6a: No: (The path doesn't exist, or it's invalid) Tell
condor_submit: "Send it along." Write the incoming file to
the ickpt. Is hash path valid, just not currently existing?
6aa: No, the hash path is the special value "invalid":
Skip to step 7.
6ab: Yes: Hard link the ickpt to the hash path.
6a: Yes: Great, we'll reuse that. Tell condor_submit: "No
thanks." Hard link from hash path to the ickpt
("$SPOOL/cluster7524.ickpt.subproc0").
Obviously you know that using hard links makes this filesystem specific.
In particular, where you get filesystems masquerading as "normal"
UNIX-type filesystems, you may have the situation that the filesystem's
"support" for hard links is actually by making duplicate copies of the
file's _data_. In such situations you are no better off than you were
before. In fact, you are slightly worse off: you've done lots of work to
get here, you have a potential security hole, AND you still have multiple
copies of the executable. Since the filesystem "lies" that it does
support hard links, the schedd presumably doesn't know that this is the
situation.
Also, there are situations where not all users are allowed to
make hard links (presumably the schedd is running as root (if it can) when
it does all this?). I guess, from your previous e-mail, that here you
fall back to the old non-hashed behaviour?

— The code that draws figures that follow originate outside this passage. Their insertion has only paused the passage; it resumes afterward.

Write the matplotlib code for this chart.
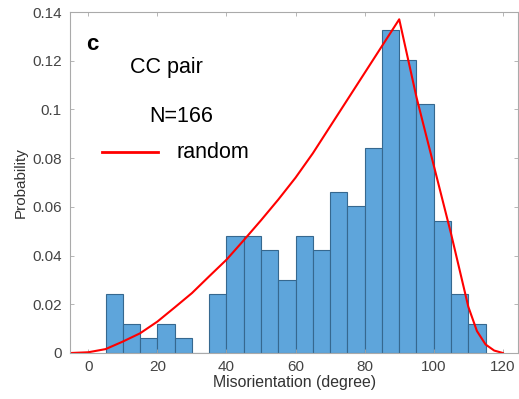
import numpy as np
import matplotlib.pyplot as plt

plt.rcParams['font.family'] = ['Liberation Sans', 'DejaVu Sans']

# histogram of misorientation angles, 5 degree bins, counts out of N=166
bin_left = [5, 10, 15, 20, 25, 30, 35, 40, 45, 50, 55, 60, 65, 70, 75,
            80, 85, 90, 95, 100, 105, 110]
counts = [4, 2, 1, 2, 1, 0, 4, 8, 8, 7, 5, 8, 7, 11, 10,
          14, 22, 20, 17, 9, 4, 2]
n_total = 166

# random (Mackenzie-type) distribution
rand_angle = [-5, 0, 5, 10, 15, 20, 25, 30, 35, 40, 45, 50, 55, 60, 65, 70,
              75, 80, 85, 90, 95, 100, 105, 107.5, 110, 112.5, 115, 117.5, 120]
rand_prob = [0.0, 0.0003, 0.0016, 0.0047, 0.0081, 0.0129, 0.0187, 0.0246,
             0.0315, 0.0383, 0.0463, 0.0545, 0.063, 0.072, 0.082, 0.093,
             0.104, 0.115, 0.126, 0.137, 0.105, 0.077, 0.049, 0.034, 0.019,
             0.009, 0.0035, 0.001, 0.0]

prob = np.array(counts) / n_total

fig = plt.figure(figsize=(5.19, 3.99), dpi=100)
ax = fig.add_axes([70 / 519, 1 - 353 / 399, 448.4 / 519, 341 / 399])

ax.bar(bin_left, prob, width=5, align='edge', color='#5ea5db',
       edgecolor='#36688f', linewidth=0.8)
line, = ax.plot(rand_angle, rand_prob, color='#ff0000', linewidth=1.5)

ax.set_xlim(-5.3, 124.5)
ax.set_ylim(0, 0.14)
ax.set_xticks([0, 20, 40, 60, 80, 100, 120])
ax.set_yticks([0, 0.02, 0.04, 0.06, 0.08, 0.1, 0.12, 0.14])
ax.set_yticklabels(['0', '0.02', '0.04', '0.06', '0.08', '0.1', '0.12', '0.14'])
ax.tick_params(direction='in', length=3, width=0.6, colors='#aaaaaa',
               labelcolor='#444444', labelsize=11, top=True, right=True)
ax.tick_params(axis='y', pad=6)
ax.tick_params(axis='x', pad=5)
for s in ax.spines.values():
    s.set_color('#aaaaaa')
    s.set_linewidth(0.8)

ax.set_xlabel('Misorientation (degree)', fontsize=11.4, color='#333333', labelpad=1)
ax.set_ylabel('Probability', fontsize=11, color='#333333', labelpad=3)

ax.text(86 / 519, 1 - 45 / 399, 'c', transform=fig.transFigure,
        fontsize=16, fontweight='bold', va='center', ha='left')
ax.text(130 / 519, 1 - 68 / 399, 'CC pair', transform=fig.transFigure,
        fontsize=15.5, va='center', ha='left')
ax.text(149 / 519, 1 - 117 / 399, 'N=166', transform=fig.transFigure,
        fontsize=15.5, va='center', ha='left')
fig.lines.append(plt.Line2D([102 / 519, 158 / 519], [1 - 152 / 399, 1 - 152 / 399],
                            transform=fig.transFigure, color='#ff0000', linewidth=2))
ax.text(176 / 519, 1 - 152 / 399, 'random', transform=fig.transFigure,
        fontsize=15.5, va='center', ha='left')

fig.savefig('out.png', dpi=100)
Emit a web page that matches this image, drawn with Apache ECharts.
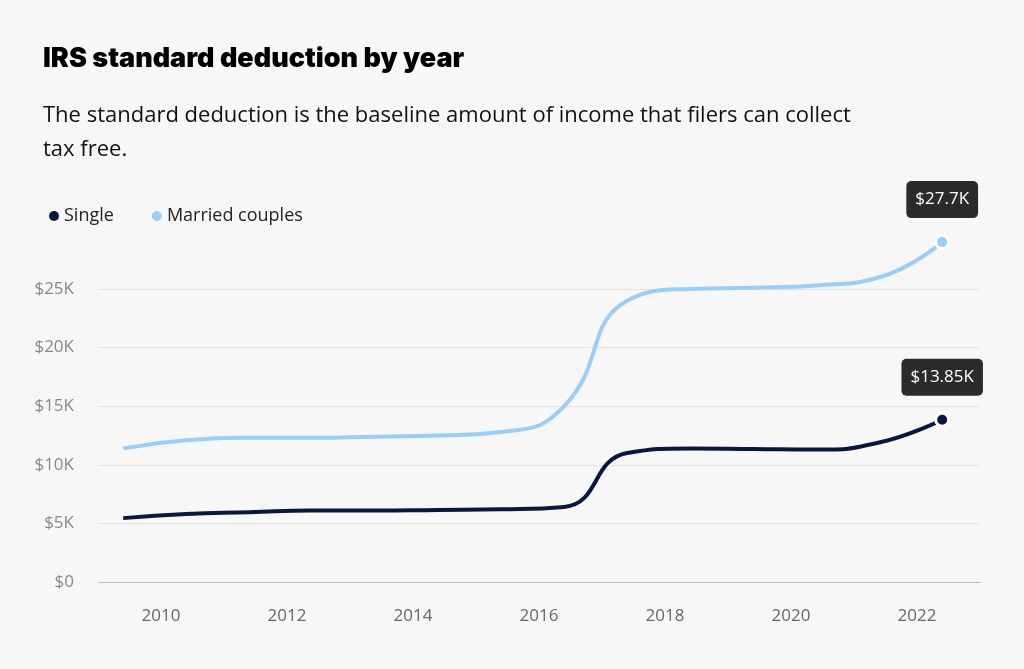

One more thing: in a previous e-mail, you said that "this won't work in
Windows". Why not? NTFS has supported hard links since at least NTFS 3.0
(Windows 2000).
8. condor_schedd: Time to remove the job from the queue. Check
the hard link count for the ickpt file. Is it 2? We're the last
user, unlink the hash path.
- If it's 3 or above, there are other users of this file.
Leave it be.
- If it's 1, this is a job that didn't have a hash.
9: condor_schedd: unlink the ickpt file, same as before.
...so if a user can create a hard link to the hash path then the ickpt
file will never be unlinked. What are the circumstances in which a user
can do this? In particular, I guess, if the only circumstances in which a
user can do this are where they also have the ability to do other equally
bad things, or to do even worse things, then you don't really need to
worry about it. :)
<snip>
Escaping algorithm:
The goals are:
- We need a character to separate fields in the CmdHash. This
character must be escaped.
- All resulting characters, including the field character, must
be valid as a file name on all operating systems Condor
supports.
Field seperator: - (, might be better, but I don't know if
Windows and MacOSX like it)
Windows (at least from Windows 2000 onward) is perfectly happy with a
comma (,) in the filename. (Of course, as with spaces in filenames, users
need to surround the filename in double quotes.)
My MacOS 10.4.10 system was also happy with a comma in the filename.
<snip>
General notes:
This is insecure in the face of CLAIMTOBE, ANONYMOUS, or any
other situation in which multiple users map to the same Owner.
Don't do that. Even without this behavior, that's very insecure
and users can mess with each other using condor_qedit, condor_rm
and more.
...except that, as I mention above, you can have situations where multiple
users map to the same Owner, but users can't use condor_qedit, etc. (e.g.
if I use some sort of portal or front-end for job submission, monitoring,
etc.). However, in such situations they are now vulnerable to hash
collision attacks on executables whilst previously they were fine.
--
Bruce Beckles,
e-Science Specialist,
University of Cambridge Computing Service.